In the slavery days, black slaves provided music for their
owners and for their fellow slaves. Good musicians were an asset
to any home since records, radio or TV did not exist, and the homes
of wealthy slave-owners were no exception.
European-style musical instruments were given to slave musicians
and they were taught to play them in the European manner mainly
for dancing purposes.
Gradually they developed distinctive variations on the European
music they learned. They composed their own music and often played
them on home-built fiddles as well as what may well have been an
early banjo, invented by the African-American.
After Emancipation, the music continued and in large and small
towns across the South there were concert brass bands of black musicians,
similar to those heard throughout white America at the time, as
well as dance bands that combined brass and string instruments.
An especially lively and innovative black dance band scene developed
in New Orleans in the 1890s, which would lead to what the world
would later know as "jazz".
Rural African-Americans used stringed instruments to accompany
solo and group singing, fiddles, banjos, mandolins and later on
guitars. Most of the songs they sang before the Civil War are lost
in history, even if a few were picked up by the popular "Ethiopian
minstrel" shows and a few more were preserved by folklore collectors.

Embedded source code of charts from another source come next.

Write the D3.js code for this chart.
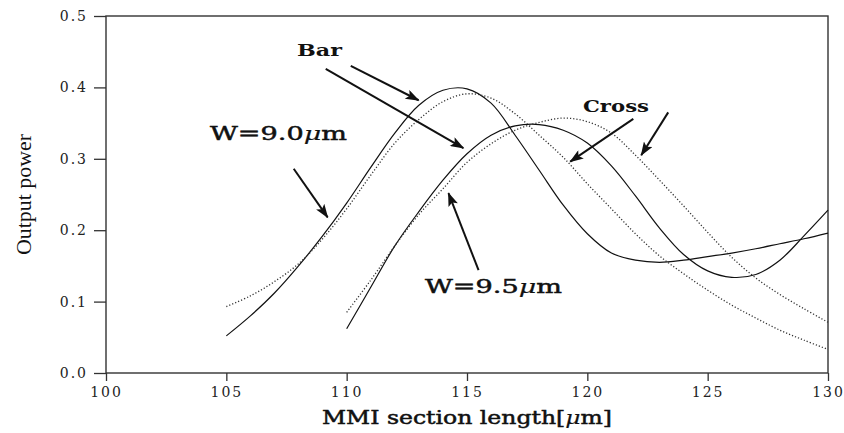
<!DOCTYPE html>
<html lang="en">
<head>
<meta charset="UTF-8">
<title>MMI output power vs section length</title>
<script src="https://d3js.org/d3.v7.min.js"></script>
<style>
    body { margin: 0; background: #fff; }
    .tick text { font-family: "DejaVu Serif", serif; font-size: 14px; letter-spacing: 2px; fill: #222; }
    .tick line { stroke: #333; stroke-width: 1.3; }
    .domain { display: none; }
    .label { font-family: "DejaVu Serif", serif; fill: #111; }
</style>
</head>
<body>
<svg id="chart" width="844" height="433"></svg>
<script>
// MMI section length (um)
const len90 = [105, 106, 107, 108, 109, 110, 111, 112, 113, 114, 115, 116, 117, 118, 119, 120, 121, 122, 123, 124, 125, 126, 127, 128, 129, 130];
const len95 = [110, 111, 112, 113, 114, 115, 116, 117, 118, 119, 120, 121, 122, 123, 124, 125, 126, 127, 128, 129, 130];

// output power, W = 9.0um
const bar90   = [0.052, 0.080, 0.112, 0.150, 0.192, 0.238, 0.288, 0.336, 0.375, 0.396, 0.398, 0.378, 0.333, 0.284, 0.235, 0.195, 0.168, 0.158, 0.155, 0.158, 0.163, 0.168, 0.174, 0.181, 0.188, 0.196];
const cross90 = [0.093, 0.108, 0.128, 0.153, 0.188, 0.230, 0.277, 0.322, 0.355, 0.380, 0.391, 0.385, 0.363, 0.333, 0.302, 0.265, 0.230, 0.195, 0.164, 0.139, 0.116, 0.095, 0.077, 0.060, 0.046, 0.033];

// output power, W = 9.5um
const bar95   = [0.062, 0.120, 0.178, 0.226, 0.270, 0.307, 0.333, 0.346, 0.348, 0.340, 0.322, 0.290, 0.248, 0.203, 0.166, 0.143, 0.134, 0.138, 0.158, 0.192, 0.228];
const cross95 = [0.085, 0.130, 0.178, 0.222, 0.258, 0.295, 0.321, 0.340, 0.351, 0.357, 0.352, 0.336, 0.305, 0.270, 0.234, 0.197, 0.162, 0.133, 0.110, 0.090, 0.071];

const xTicks = [100, 105, 110, 115, 120, 125, 130];
const xTickLabels = ["100", "105", "110", "115", "120", "125", "130"];
const yTicks = [0, 0.1, 0.2, 0.3, 0.4, 0.5];
const yTickLabels = ["0.0", "0.1", "0.2", "0.3", "0.4", "0.5"];

// annotation arrows: [x0, y0, x1, y1] in data units, head at the second point
const arrows = [
    [110.17, 0.430, 112.99, 0.382],
    [109.13, 0.426, 114.85, 0.315],
    [107.80, 0.286, 109.21, 0.218],
    [115.48, 0.144, 114.23, 0.252],
    [121.91, 0.356, 119.29, 0.296],
    [123.36, 0.365, 122.24, 0.305]
];

const svg = d3.select("#chart");
const width = 844, height = 433;
const margin = { top: 16, right: 16, bottom: 60, left: 106 };

const x = d3.scaleLinear().domain([100, 130]).range([margin.left, width - margin.right]);
const y = d3.scaleLinear().domain([0, 0.5]).range([height - margin.bottom, margin.top]);

// frame
svg.append("rect")
    .attr("x", x(100)).attr("y", y(0.5))
    .attr("width", x(130) - x(100)).attr("height", y(0) - y(0.5))
    .attr("fill", "none").attr("stroke", "#333").attr("stroke-width", 1.4);

// axes
svg.append("g")
    .attr("transform", `translate(0,${y(0)})`)
    .call(d3.axisBottom(x).tickValues(xTicks).tickSize(8).tickPadding(6)
        .tickFormat((d, i) => xTickLabels[i]));

svg.append("g")
    .attr("transform", `translate(${x(100)},0)`)
    .call(d3.axisLeft(y).tickValues(yTicks).tickSize(12).tickPadding(6)
        .tickFormat((d, i) => yTickLabels[i]));

// curves
const line = (xs) => d3.line()
    .x((d, i) => x(xs[i]))
    .y(d => y(d))
    .curve(d3.curveCatmullRom.alpha(0.5));

const series = [
    { xs: len90, ys: bar90, dash: null },
    { xs: len90, ys: cross90, dash: "1.2,2" },
    { xs: len95, ys: bar95, dash: null },
    { xs: len95, ys: cross95, dash: "1.2,2" }
];

series.forEach(s => {
    svg.append("path")
        .datum(s.ys)
        .attr("d", line(s.xs))
        .attr("fill", "none")
        .attr("stroke", s.dash ? "#333" : "#111")
        .attr("stroke-width", s.dash ? 1.3 : 1.2)
        .attr("stroke-dasharray", s.dash);
});

// arrows
svg.append("defs").append("marker")
    .attr("id", "head")
    .attr("markerUnits", "userSpaceOnUse")
    .attr("viewBox", "0 0 14 10")
    .attr("refX", 13).attr("refY", 5)
    .attr("markerWidth", 15).attr("markerHeight", 10)
    .attr("orient", "auto")
    .append("path")
    .attr("d", "M0,0 L14,5 L0,10 L3,5 Z")
    .attr("fill", "#111");

svg.selectAll("line.arrow")
    .data(arrows)
    .enter().append("line")
    .attr("class", "arrow")
    .attr("x1", d => x(d[0])).attr("y1", d => y(d[1]))
    .attr("x2", d => x(d[2])).attr("y2", d => y(d[3]))
    .attr("stroke", "#111").attr("stroke-width", 2)
    .attr("marker-end", "url(#head)");

// labels
svg.append("text").attr("class", "label")
    .attr("x", 297).attr("y", 56)
    .attr("font-size", 16).attr("font-weight", "bold")
    .attr("textLength", 45).attr("lengthAdjust", "spacingAndGlyphs")
    .text("Bar");

svg.append("text").attr("class", "label")
    .attr("x", 583).attr("y", 112)
    .attr("font-size", 16).attr("font-weight", "bold")
    .attr("textLength", 66).attr("lengthAdjust", "spacingAndGlyphs")
    .text("Cross");

function wLabel(tx, ty, w) {
    const t = svg.append("text").attr("class", "label")
        .attr("x", tx).attr("y", ty)
        .attr("font-size", 19)
        .attr("stroke", "#111").attr("stroke-width", 0.5)
        .attr("textLength", 137).attr("lengthAdjust", "spacingAndGlyphs");
    t.append("tspan").text(`W=${w}`);
    t.append("tspan").attr("font-style", "italic").attr("stroke-width", 0.2).text("\u03bc");
    t.append("tspan").text("m");
}
wLabel(210, 140, "9.0");
wLabel(425, 293, "9.5");

// axis titles
const xt = svg.append("text").attr("class", "label")
    .attr("x", (x(100) + x(130)) / 2).attr("y", 424)
    .attr("text-anchor", "middle")
    .attr("font-size", 19)
    .attr("stroke", "#111").attr("stroke-width", 0.5)
    .attr("textLength", 290).attr("lengthAdjust", "spacingAndGlyphs");
xt.append("tspan").text("MMI section length[");
xt.append("tspan").attr("font-style", "italic").attr("stroke-width", 0.2).text("\u03bc");
xt.append("tspan").text("m]");

svg.append("text")
    .attr("transform", `translate(31,${(y(0) + y(0.5)) / 2}) rotate(-90)`)
    .attr("text-anchor", "middle")
    .attr("font-family", "'Liberation Serif', 'Times New Roman', serif")
    .attr("font-size", 21)
    .attr("fill", "#111")
    .attr("textLength", 121).attr("lengthAdjust", "spacingAndGlyphs")
    .text("Output power");
</script>
</body>
</html>
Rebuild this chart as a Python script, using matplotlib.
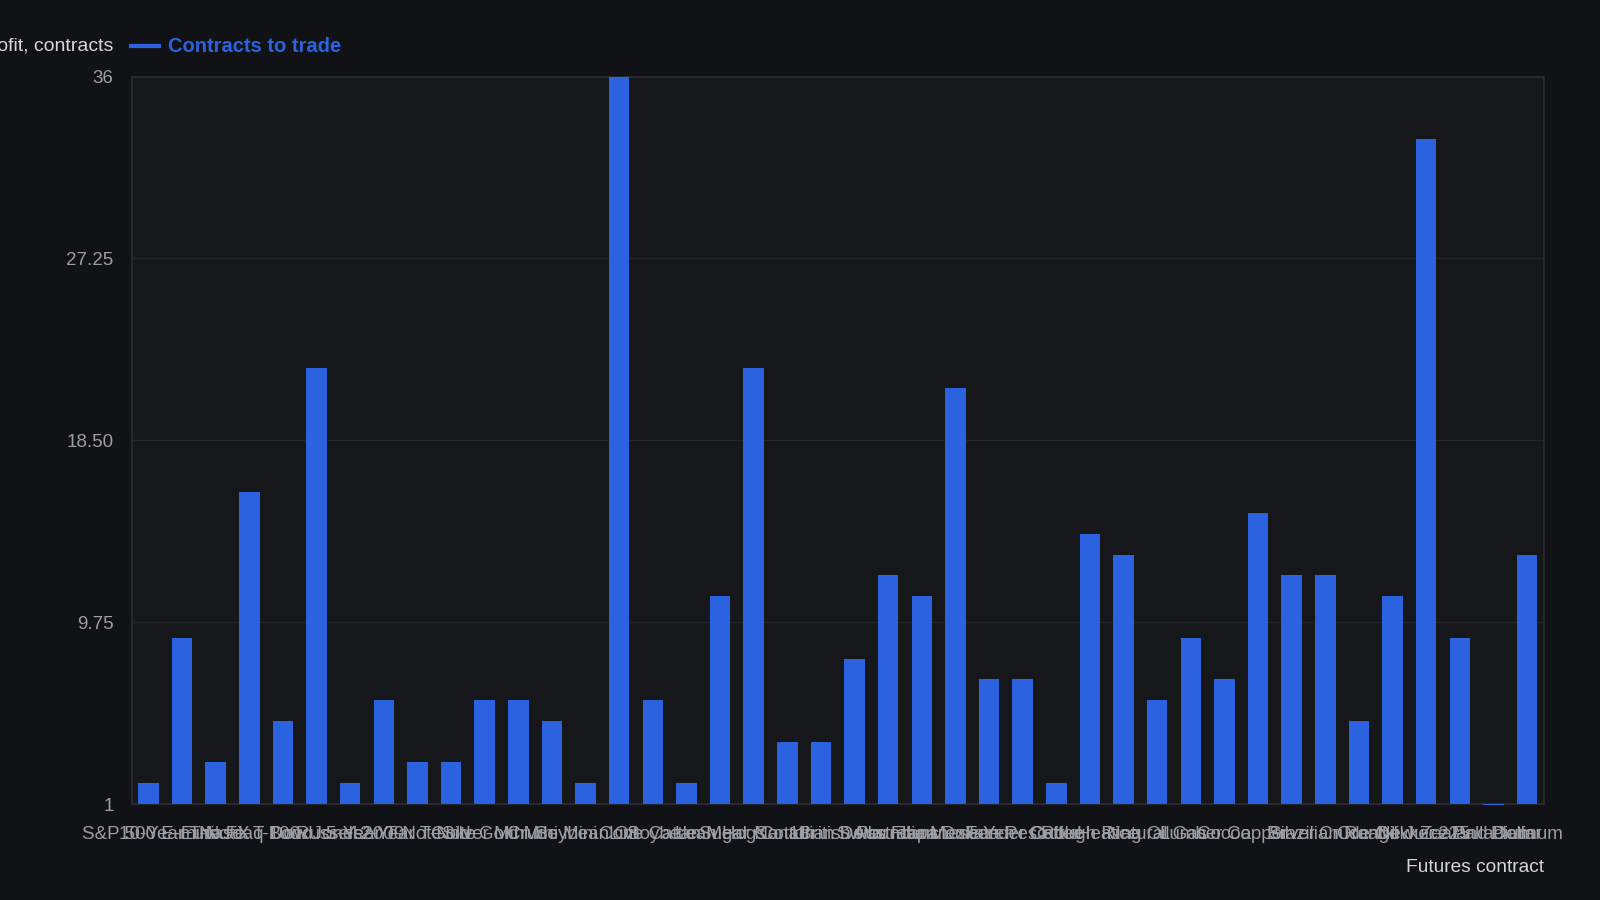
"""Contracts to trade per futures contract, dark dashboard-style bar chart."""

import matplotlib

matplotlib.use("Agg")
import matplotlib.pyplot as plt
from matplotlib.lines import Line2D

contracts = [
    "S&P 500 E-mini", "10-Year T-Note", "Euro FX", "Nasdaq 100", "T-Bond",
    "Dow Jones", "Russell 2000", "5-Year T-Note", "2-Year T-Note", "Gold",
    "Silver Mini", "Gold Mini", "Crude Mini", "Soybean Oil", "Corn",
    "Live Cattle", "Soybean Meal", "Lean Hogs", "Sugar No. 11", "Cotton",
    "Canadian Dollar", "British Pound", "Swiss Franc", "Australian Dollar",
    "Japanese Yen", "Mexican Peso", "Feeder Cattle", "Coffee", "Rough Rice",
    "Heating Oil", "Natural Gas", "Lumber", "Cocoa", "Copper", "Silver",
    "Brazilian Real", "Crude Oil", "Orange Juice", "Nikkei 225",
    "New Zealand Dollar", "Palladium", "Platinum",
]
contracts_to_trade = [
    2, 9, 3, 16, 5, 22, 2, 6, 3, 3,
    6, 6, 5, 2, 36, 6, 2, 11, 22, 4,
    4, 8, 12, 11, 21, 7, 7, 2, 14, 13,
    6, 9, 7, 15, 12, 12, 5, 11, 33, 9,
    0.95, 13,
]
y_ticks = [1, 9.75, 18.5, 27.25, 36]
y_tick_labels = ["1", "9.75", "18.50", "27.25", "36"]

FIG_BG = "#111216"
AX_BG = "#16171b"
BAR = "#2b62e0"
GRID = "#24252a"
TICK = "#9d9ea3"

plt.rcParams["font.family"] = ["Liberation Sans", "DejaVu Sans"]

fig = plt.figure(figsize=(16, 9), dpi=100, facecolor=FIG_BG)
ax = fig.add_axes([0.0823, 0.1066, 0.8826, 0.8084], facecolor=AX_BG)

x = range(len(contracts))
base = y_ticks[0]
bars = ax.bar(x, [v - base for v in contracts_to_trade], bottom=base,
              width=0.61, color=BAR, zorder=3)
for b in bars:
    b.set_clip_on(False)

ax.set_xlim(-0.5, len(contracts) - 0.5)
ax.set_ylim(y_ticks[0], y_ticks[-1])
ax.set_yticks(y_ticks)
ax.set_yticklabels(y_tick_labels)
ax.set_xticks(list(x))
ax.set_xticklabels(contracts)
ax.tick_params(axis="both", length=0, colors=TICK, labelsize=13.5)
ax.tick_params(axis="x", pad=15.5)
ax.tick_params(axis="y", pad=13)
ax.grid(axis="y", color=GRID, linewidth=1, zorder=0)
for spine in ax.spines.values():
    spine.set_color("#2c2d32")
    spine.set_linewidth(1.2)

fig.text(0.9649, 0.036, "Futures contract", ha="right", va="center",
         color="#d6d6d8", fontsize=13.8)

# series labels sit above the plot; the first one runs off the left edge
fig.text(0.0710, 0.948, "Minimum contracts for profit, contracts",
         ha="right", va="center", color="#d6d6d8", fontsize=14)
fig.add_artist(Line2D([0.0816, 0.0995], [0.949, 0.949], color=BAR,
                      linewidth=3, transform=fig.transFigure))
fig.text(0.1052, 0.948, "Contracts to trade", ha="left", va="center",
         color=BAR, fontsize=14.5, fontweight="bold")

fig.savefig("out.png", dpi=100, facecolor=FIG_BG)
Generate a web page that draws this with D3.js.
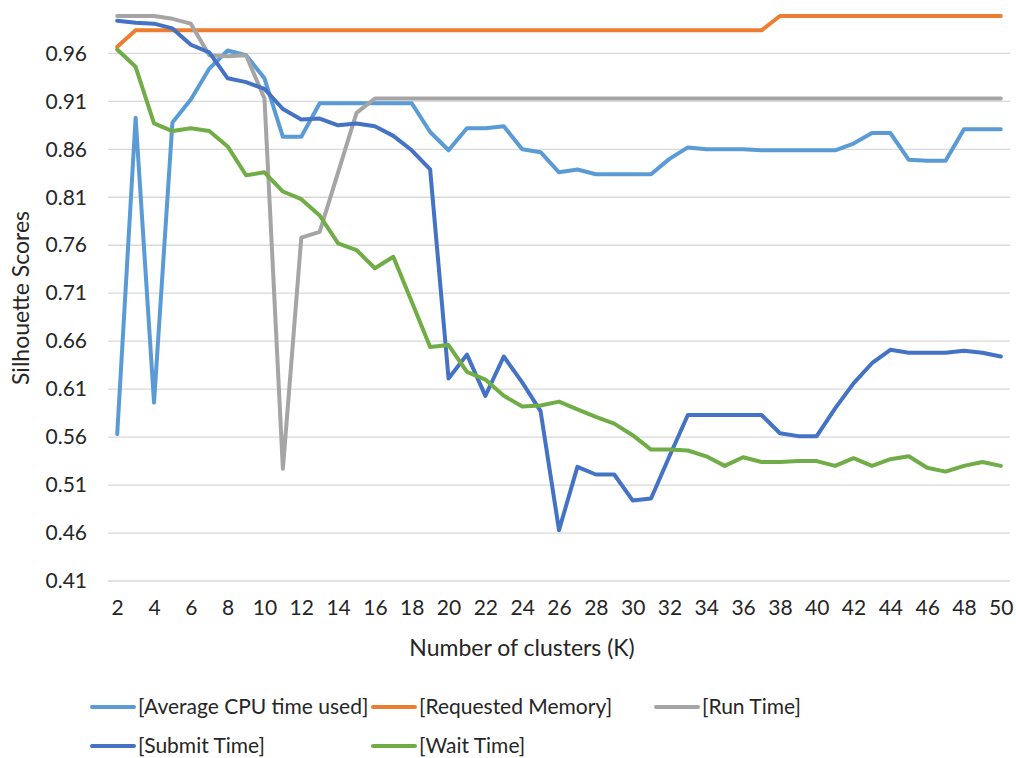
<!DOCTYPE html>
<html>
<head>
<meta charset="utf-8">
<script src="https://cdn.jsdelivr.net/npm/d3@7"></script>
<style>
  html, body { margin: 0; padding: 0; background: #fff; }
  svg text { font-family: Lato, "Open Sans", sans-serif; fill: #262626; }
</style>
</head>
<body>
<svg id="chart" width="1016" height="758"></svg>
<script>
const clusters = d3.range(2, 51);

const avgCpu = [0.563, 0.893, 0.596, 0.888, 0.912, 0.944, 0.963, 0.958, 0.934, 0.873,
  0.873, 0.908, 0.908, 0.908, 0.908, 0.908, 0.908, 0.878, 0.859, 0.882,
  0.882, 0.884, 0.860, 0.857, 0.836, 0.839, 0.834, 0.834, 0.834, 0.834,
  0.850, 0.862, 0.860, 0.860, 0.860, 0.859, 0.859, 0.859, 0.859, 0.859,
  0.866, 0.877, 0.877, 0.849, 0.848, 0.848, 0.881, 0.881, 0.881];

const requestedMemory = [0.967, 0.984, 0.984, 0.984, 0.984, 0.984, 0.984, 0.984, 0.984, 0.984,
  0.984, 0.984, 0.984, 0.984, 0.984, 0.984, 0.984, 0.984, 0.984, 0.984,
  0.984, 0.984, 0.984, 0.984, 0.984, 0.984, 0.984, 0.984, 0.984, 0.984,
  0.984, 0.984, 0.984, 0.984, 0.984, 0.984, 0.999, 0.999, 0.999, 0.999,
  0.999, 0.999, 0.999, 0.999, 0.999, 0.999, 0.999, 0.999, 0.999];

const runTime = [0.999, 0.999, 0.999, 0.996, 0.991, 0.958, 0.957, 0.958, 0.913, 0.527,
  0.768, 0.774, 0.836, 0.898, 0.913, 0.913, 0.913, 0.913, 0.913, 0.913,
  0.913, 0.913, 0.913, 0.913, 0.913, 0.913, 0.913, 0.913, 0.913, 0.913,
  0.913, 0.913, 0.913, 0.913, 0.913, 0.913, 0.913, 0.913, 0.913, 0.913,
  0.913, 0.913, 0.913, 0.913, 0.913, 0.913, 0.913, 0.913, 0.913];

const submitTime = [0.994, 0.992, 0.991, 0.986, 0.969, 0.961, 0.934, 0.930, 0.923, 0.902,
  0.891, 0.892, 0.885, 0.887, 0.884, 0.874, 0.859, 0.839, 0.621, 0.646,
  0.603, 0.644, 0.617, 0.587, 0.463, 0.529, 0.521, 0.521, 0.494, 0.496,
  0.540, 0.583, 0.583, 0.583, 0.583, 0.583, 0.564, 0.561, 0.561, 0.590,
  0.616, 0.637, 0.651, 0.648, 0.648, 0.648, 0.650, 0.648, 0.644];

const waitTime = [0.964, 0.946, 0.887, 0.879, 0.882, 0.879, 0.863, 0.833, 0.836, 0.816,
  0.808, 0.791, 0.762, 0.755, 0.736, 0.748, 0.701, 0.654, 0.656, 0.628,
  0.620, 0.603, 0.592, 0.593, 0.597, 0.589, 0.581, 0.574, 0.562, 0.547,
  0.547, 0.546, 0.540, 0.530, 0.539, 0.534, 0.534, 0.535, 0.535, 0.530,
  0.538, 0.530, 0.537, 0.540, 0.528, 0.524, 0.530, 0.534, 0.530];

const seriesNames = ["[Average CPU time used]", "[Requested Memory]", "[Run Time]", "[Submit Time]", "[Wait Time]"];
const seriesValues = [avgCpu, requestedMemory, runTime, submitTime, waitTime];
const seriesColors = ["#5B9BD5", "#ED7D31", "#A5A5A5", "#4472C4", "#70AD47"];

const yTicks = [0.41, 0.46, 0.51, 0.56, 0.61, 0.66, 0.71, 0.76, 0.81, 0.86, 0.91, 0.96];
const xTickLabels = d3.range(2, 51, 2);

const svg = d3.select("#chart");
const plot = { left: 108, right: 1010, top: 15, bottom: 581 };
const fontSize = 21;
const titleSize = 23;

const x = d3.scalePoint().domain(clusters).range([plot.left, plot.right]).padding(0.5);
const y = d3.scaleLinear().domain([0.41, 1.0]).range([plot.bottom, plot.top]);

// gridlines
svg.append("g")
  .selectAll("line")
  .data(yTicks)
  .enter()
  .append("line")
  .attr("x1", plot.left)
  .attr("x2", plot.right)
  .attr("y1", (d) => y(d))
  .attr("y2", (d) => y(d))
  .attr("stroke", "#D9D9D9")
  .attr("stroke-width", 1.3);

// y axis labels
const yAxis = svg.append("g")
  .attr("transform", `translate(${plot.left - 21}, 0)`)
  .call(d3.axisLeft(y).tickValues(yTicks).tickFormat(d3.format(".2f")).tickSize(0).tickPadding(0));
yAxis.select(".domain").remove();
yAxis.selectAll("text").attr("font-size", fontSize).attr("font-family", null).attr("fill", "#262626");

// x axis labels
const xAxis = svg.append("g")
  .attr("transform", `translate(0, ${plot.bottom + 19})`)
  .call(d3.axisBottom(x).tickValues(xTickLabels).tickSize(0).tickPadding(0));
xAxis.select(".domain").remove();
xAxis.selectAll("text").attr("font-size", fontSize).attr("font-family", null).attr("fill", "#262626");

svg.append("text")
  .attr("x", 522)
  .attr("y", 656)
  .attr("text-anchor", "middle")
  .attr("font-size", titleSize)
  .text("Number of clusters (K)");

svg.append("text")
  .attr("transform", `translate(29, ${(plot.top + plot.bottom) / 2}) rotate(-90)`)
  .attr("text-anchor", "middle")
  .attr("font-size", titleSize)
  .text("Silhouette Scores");

// series lines
const line = d3.line()
  .x((d, i) => x(clusters[i]))
  .y((d) => y(d));

svg.append("g")
  .selectAll("path")
  .data(seriesValues)
  .enter()
  .append("path")
  .attr("d", (values) => line(values))
  .attr("fill", "none")
  .attr("stroke", (d, i) => seriesColors[i])
  .attr("stroke-width", 4)
  .attr("stroke-linejoin", "round")
  .attr("stroke-linecap", "round");

// legend
const legendPos = [
  { x: 92, y: 707 },
  { x: 373, y: 707 },
  { x: 656, y: 707 },
  { x: 92, y: 746 },
  { x: 373, y: 746 },
];
const legend = svg.append("g")
  .selectAll("g")
  .data(seriesNames)
  .enter()
  .append("g")
  .attr("transform", (d, i) => `translate(${legendPos[i].x}, ${legendPos[i].y})`);
legend.append("line")
  .attr("x1", 0)
  .attr("x2", 42)
  .attr("stroke", (d, i) => seriesColors[i])
  .attr("stroke-width", 4)
  .attr("stroke-linecap", "round");
legend.append("text")
  .attr("x", 46)
  .attr("dy", "0.35em")
  .attr("font-size", fontSize)
  .text((d) => d);
</script>
</body>
</html>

Because of men like Henry Thomas, Gus Cannon, Furry Lewis, and
the mighty Lead Belly, known as "songsters" by latter
day historians, we do have a much better idea of what the solo vocal
repertoire was like about the time the blues began. These artists
sang primarily story songs and dance tunes, along with varying quantities
of Tin Pan Alley pop songs, children's songs and religious material.
They also recorded blues, leading to an interesting question as
we try to figure out which of their songs represent the very earliest
stages of blues, and which ones they learned or composed later on,
after blues became widely popular. Johnny Watson alias Daddy Stovepipe,
was the oldest songster to make a records. He was born in Alabama
between 1867 and 1870. Though Henry Thomas (1874-1930 app.) "Ragtime
Texas" is the greatest revelation to the past.
For most of the 19th century the "Ethiopian minstrel" shows were
America's most popular form of musical theatre. White performers
dressed as African –Americans with blackface makeup gave white
America their first exposure to black music, and later on more black
performers could be heard and seen in minstrel shows, laying the
groundwork for the later popularity of jazz and blues.
"Oh Susannah" and "My Old Kentucky Home" written by Stephen Foster
who was white, are examples of minstrel songs from that time that
are still sung today.
Some bluesmen, country singers and different black and white performers,
got their start in "medicine shows". These shows often visited small
towns all over America in the early 20th century. Before the doctor's
could promote their tonics from their flatbed trucks in town, the
medicine show would begin with free musical entertainment to draw
a crowd so that the good doctor could sell different oils and tonics
that probably did not work at all, and then head for the next town.